The former Labour home secretary Lord Blunkett criticised the decision to water down the digital IDs policy, saying a lack of strategic planning meant opponents were able to kill it off.
Blunkett said: “The original announcement was not followed by a narrative or supportive statement or any kind of strategic plan which involves other ministers or those who are committed to it actually making the case.”
“As a consequence, those who are opposed to the scheme for all kinds of nefarious or very different reasons, some of them inexplicable, were able to mobilise public opinion and get the online opposition to it up and running,” he told the Today programme on BBC Radio 4.
“Very sadly it’s an indication of failure not to be able to enunciate why this policy mattered, to be able to follow through with the detail of how it worked and then follow through with a plan.”
Reeves insisted that she did not think most people minded whether it was one piece of digital ID or a form of digital ID that can be verified. “But the point is, we’re trying to address a problem,” she said.
Put to her that continually backtracking on policy shakes the public’s and backbenchers’ confidence, Reeves said: “The key thing is where you’re trying to go.
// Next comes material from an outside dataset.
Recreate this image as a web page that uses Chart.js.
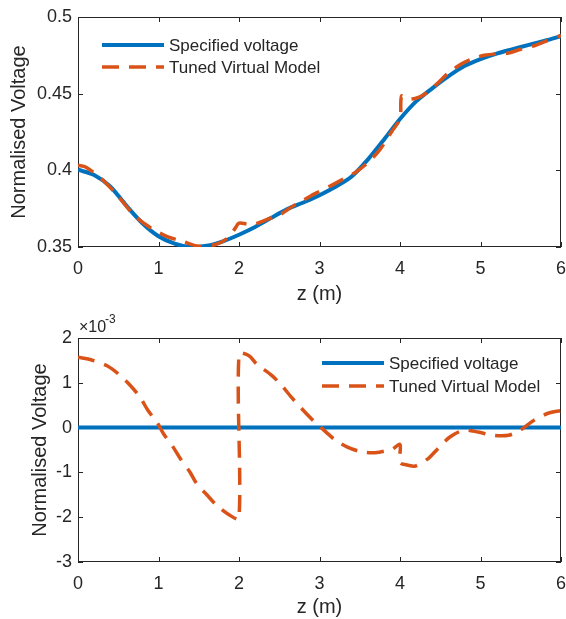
<!DOCTYPE html>
<html>
<head>
<meta charset="utf-8">
<script src="https://cdn.jsdelivr.net/npm/chart.js@4.4.1/dist/chart.umd.min.js"></script>
<style>
  body { margin: 0; background: #fff; }
  #wrap { position: relative; width: 566px; height: 619px; }
  canvas { position: absolute; left: 0; }
  #top { top: 0; }
  #bottom { top: 310px; }
</style>
</head>
<body>
<div id="wrap">
  <canvas id="top" width="566" height="310"></canvas>
  <canvas id="bottom" width="566" height="309"></canvas>
</div>
<script>
// ---- data ----
const xTicks = [0, 1, 2, 3, 4, 5, 6];

// top plot: normalised voltage
const zSpec = [0, 0.2, 0.4, 0.6, 0.8, 1.0, 1.2, 1.4, 1.6, 1.8, 2.0, 2.2, 2.4, 2.6, 2.8, 3.0,
               3.2, 3.4, 3.6, 3.8, 4.0, 4.2, 4.4, 4.6, 4.8, 5.0, 5.2, 5.4, 5.6, 5.8, 6.0];
const vSpec = [0.4004, 0.397, 0.3895, 0.377, 0.3655, 0.357, 0.3522, 0.3500, 0.3508, 0.3537, 0.358,
               0.3630, 0.3690, 0.3747, 0.3790, 0.3838, 0.3893, 0.3960, 0.4070, 0.4200, 0.4335,
               0.4450, 0.4535, 0.4613, 0.4680, 0.4725, 0.4761, 0.4790, 0.4818, 0.4845, 0.4875];
const zTuned = [0, 0.1, 0.3, 0.5, 0.7, 0.9, 1.1, 1.3, 1.5, 1.7, 1.85, 1.95, 2.0, 2.1, 2.2, 2.35,
                2.5, 2.65, 2.8, 2.95, 3.15, 3.3, 3.45, 3.6, 3.75, 3.9, 4.0, 4.02, 4.1, 4.2, 4.3,
                4.45, 4.6, 4.75, 4.9, 5.05, 5.2, 5.35, 5.5, 5.65, 5.8, 6.0];
const vTuned = [0.4033, 0.4020, 0.3940, 0.3830, 0.3705, 0.3625, 0.3570, 0.3537, 0.3505, 0.3515,
                0.3555, 0.3620, 0.3655, 0.3650, 0.3650, 0.3680, 0.3708, 0.3760, 0.3805, 0.3850,
                0.3902, 0.3945, 0.3988, 0.4050, 0.4135, 0.4255, 0.4337, 0.4485, 0.4465, 0.4470,
                0.4495, 0.4560, 0.4635, 0.4690, 0.4728, 0.4750, 0.4760, 0.4765, 0.4790, 0.4810,
                0.4840, 0.4880];
const topYTicks = [0.35, 0.4, 0.45, 0.5];
const topYLabels = ['0.35', '0.4', '0.45', '0.5'];

// bottom plot: values in units of 1e-3
const zErrSpec = [0, 6];
const vErrSpec = [0, 0];
const zErr = [0, 0.17, 0.36, 0.5, 0.65, 0.77, 0.87, 0.98, 1.06, 1.18, 1.27, 1.39, 1.47, 1.6, 1.72,
              1.88, 2.0, 2.0, 2.12, 2.22, 2.41, 2.53, 2.65, 2.78, 2.92, 3.02, 3.19, 3.34, 3.52,
              3.69, 3.9, 4.0, 4.0, 4.1, 4.19, 4.35, 4.47, 4.62, 4.79, 4.97, 5.15, 5.35, 5.49,
              5.66, 5.84, 6.0];
const vErr = [1.57, 1.51, 1.38, 1.20, 0.94, 0.68, 0.38, 0.12, -0.13, -0.43, -0.69, -0.99, -1.24,
              -1.50, -1.73, -1.95, -2.03, 1.64, 1.61, 1.42, 1.16, 0.94, 0.68, 0.42, 0.16, 0.0,
              -0.27, -0.43, -0.54, -0.56, -0.48, -0.38, -0.78, -0.84, -0.86, -0.69, -0.47, -0.21,
              -0.06, -0.10, -0.17, -0.17, -0.06, 0.16, 0.32, 0.38];
const botYTicks = [-3, -2, -1, 0, 1, 2];
const botYLabels = ['-3', '-2', '-1', '0', '1', '2'];

const BLUE = '#0072BD';
const ORANGE = '#D95319';
const INK = '#262626';
const FONT = '"Liberation Sans", Arial, sans-serif';

function pts(xs, ys) {
    return xs.map((x, i) => ({x: x, y: ys[i]}));
}

// matlab style box, inward ticks, legend and exponent label
const frame = {
    id: 'frame',
    beforeDatasetsDraw(chart) {
        const ctx = chart.ctx;
        const a = chart.chartArea;
        const sx = chart.scales.x, sy = chart.scales.y;
        ctx.save();
        ctx.strokeStyle = INK;
        ctx.lineWidth = 1;
        ctx.strokeRect(Math.round(a.left) + 0.5, Math.round(a.top) + 0.5,
                       Math.round(a.width) - 1, Math.round(a.height) - 1);
        ctx.beginPath();
        sx.ticks.forEach(t => {
            const p = Math.round(sx.getPixelForValue(t.value)) + 0.5;
            ctx.moveTo(p, a.bottom); ctx.lineTo(p, a.bottom - 5);
            ctx.moveTo(p, a.top); ctx.lineTo(p, a.top + 5);
        });
        sy.ticks.forEach(t => {
            const p = Math.round(sy.getPixelForValue(t.value)) + 0.5;
            ctx.moveTo(a.left, p); ctx.lineTo(a.left + 5, p);
            ctx.moveTo(a.right, p); ctx.lineTo(a.right - 5, p);
        });
        ctx.stroke();
        ctx.restore();
    },
    afterDraw(chart, args, opts) {
        const ctx = chart.ctx;
        ctx.save();
        ctx.font = '17px ' + FONT;
        ctx.textBaseline = 'middle';
        chart.data.datasets.forEach((ds, i) => {
            const y = opts.legendY + i * opts.rowGap;
            ctx.beginPath();
            ctx.strokeStyle = ds.borderColor;
            ctx.lineWidth = ds.borderWidth;
            ctx.setLineDash(ds.borderDash || []);
            ctx.moveTo(opts.legendX, y);
            ctx.lineTo(opts.legendX + 62, y);
            ctx.stroke();
            ctx.setLineDash([]);
            ctx.fillStyle = INK;
            ctx.fillText(ds.label, opts.legendX + 67, y + 1);
        });
        if (opts.exponent) {
            ctx.textBaseline = 'alphabetic';
            ctx.font = '16px ' + FONT;
            ctx.fillText('\u00d710', 79, 22);
            ctx.font = '12px ' + FONT;
            ctx.fillText('-3', 105, 13);
        }
        ctx.restore();
    }
};

function makeChart(id, datasets, yTicks, yLabels, cfg) {
    return new Chart(document.getElementById(id), {
        type: 'line',
        data: {datasets: datasets},
        options: {
            responsive: false,
            animation: false,
            layout: {padding: {top: cfg.padTop, right: 5, left: 0, bottom: 0}},
            elements: {point: {radius: 0}, line: {tension: 0.3, borderCapStyle: 'butt'}},
            plugins: {
                legend: {display: false},
                tooltip: {enabled: false},
                frame: cfg.frame
            },
            scales: {
                x: {
                    type: 'linear', min: 0, max: 6,
                    afterBuildTicks: s => { s.ticks = xTicks.map(v => ({value: v})); },
                    afterFit: s => {
                        s.height = cfg.xHeight;
                        s.paddingLeft = 0; s.paddingRight = 0;
                    },
                    grid: {display: false, drawTicks: false},
                    border: {display: false},
                    ticks: {autoSkip: false, maxRotation: 0, padding: 11, color: INK,
                            font: {family: FONT, size: 18}},
                    title: {display: true, text: 'z (m)', color: INK,
                            font: {family: FONT, size: 20},
                            padding: {top: 0, bottom: cfg.xTitlePad}}
                },
                y: {
                    min: yTicks[0], max: yTicks[yTicks.length - 1],
                    afterBuildTicks: s => { s.ticks = yTicks.map(v => ({value: v})); },
                    afterFit: s => {
                        s.width = 78;
                        s.paddingTop = 0; s.paddingBottom = 0;
                    },
                    grid: {display: false, drawTicks: false},
                    border: {display: false},
                    ticks: {autoSkip: false, padding: 6, color: INK,
                            font: {family: FONT, size: 18},
                            callback: v => yLabels[yTicks.indexOf(v)]},
                    title: {display: true, text: 'Normalised Voltage', color: INK,
                            font: {family: FONT, size: 20},
                            padding: {top: cfg.yTitlePad, bottom: 0}}
                }
            }
        },
        plugins: [frame]
    });
}

// orange drawn over blue, as in the reference
makeChart('top', [
    {label: 'Specified voltage', data: pts(zSpec, vSpec), borderColor: BLUE, borderWidth: 4,
     order: 1},
    {label: 'Tuned Virtual Model', data: pts(zTuned, vTuned), borderColor: ORANGE,
     borderWidth: 3.5, borderDash: [17, 10], order: 0}
], topYTicks, topYLabels, {
    padTop: 17, xHeight: 63, xTitlePad: 4, yTitlePad: 7,
    frame: {legendX: 102, legendY: 45, rowGap: 22, exponent: false}
});

makeChart('bottom', [
    {label: 'Specified voltage', data: pts(zErrSpec, vErrSpec), borderColor: BLUE, borderWidth: 4,
     order: 1},
    {label: 'Tuned Virtual Model', data: pts(zErr, vErr), borderColor: ORANGE,
     borderWidth: 3.5, borderDash: [17, 10], order: 0}
], botYTicks, botYLabels, {
    padTop: 28, xHeight: 57, xTitlePad: 0, yTitlePad: 28,
    frame: {legendX: 322, legendY: 53, rowGap: 23, exponent: true}
});
</script>
</body>
</html>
Our government, this government, our focus is on growing the economy and improving living standards for working people.”
When Keir Starmer announced the proposal for digital IDs by 2029 they were billed as voluntary, with the exception that they would be mandatory for people to show they were legally allowed to work.
This was portrayed by him as a primary benefit of the initiative. “Digital ID is an enormous opportunity for the UK,” the prime minister said at the time. “It will make it tougher to work illegally in this country, making our borders more secure.”
Members of the public will still be required to verify their ID digitally, by a process still to be finished, but this could involve existing documents such as a passport. The hope is that this would crack down on illegal working while avoiding the controversy of an in effect compulsory ID system.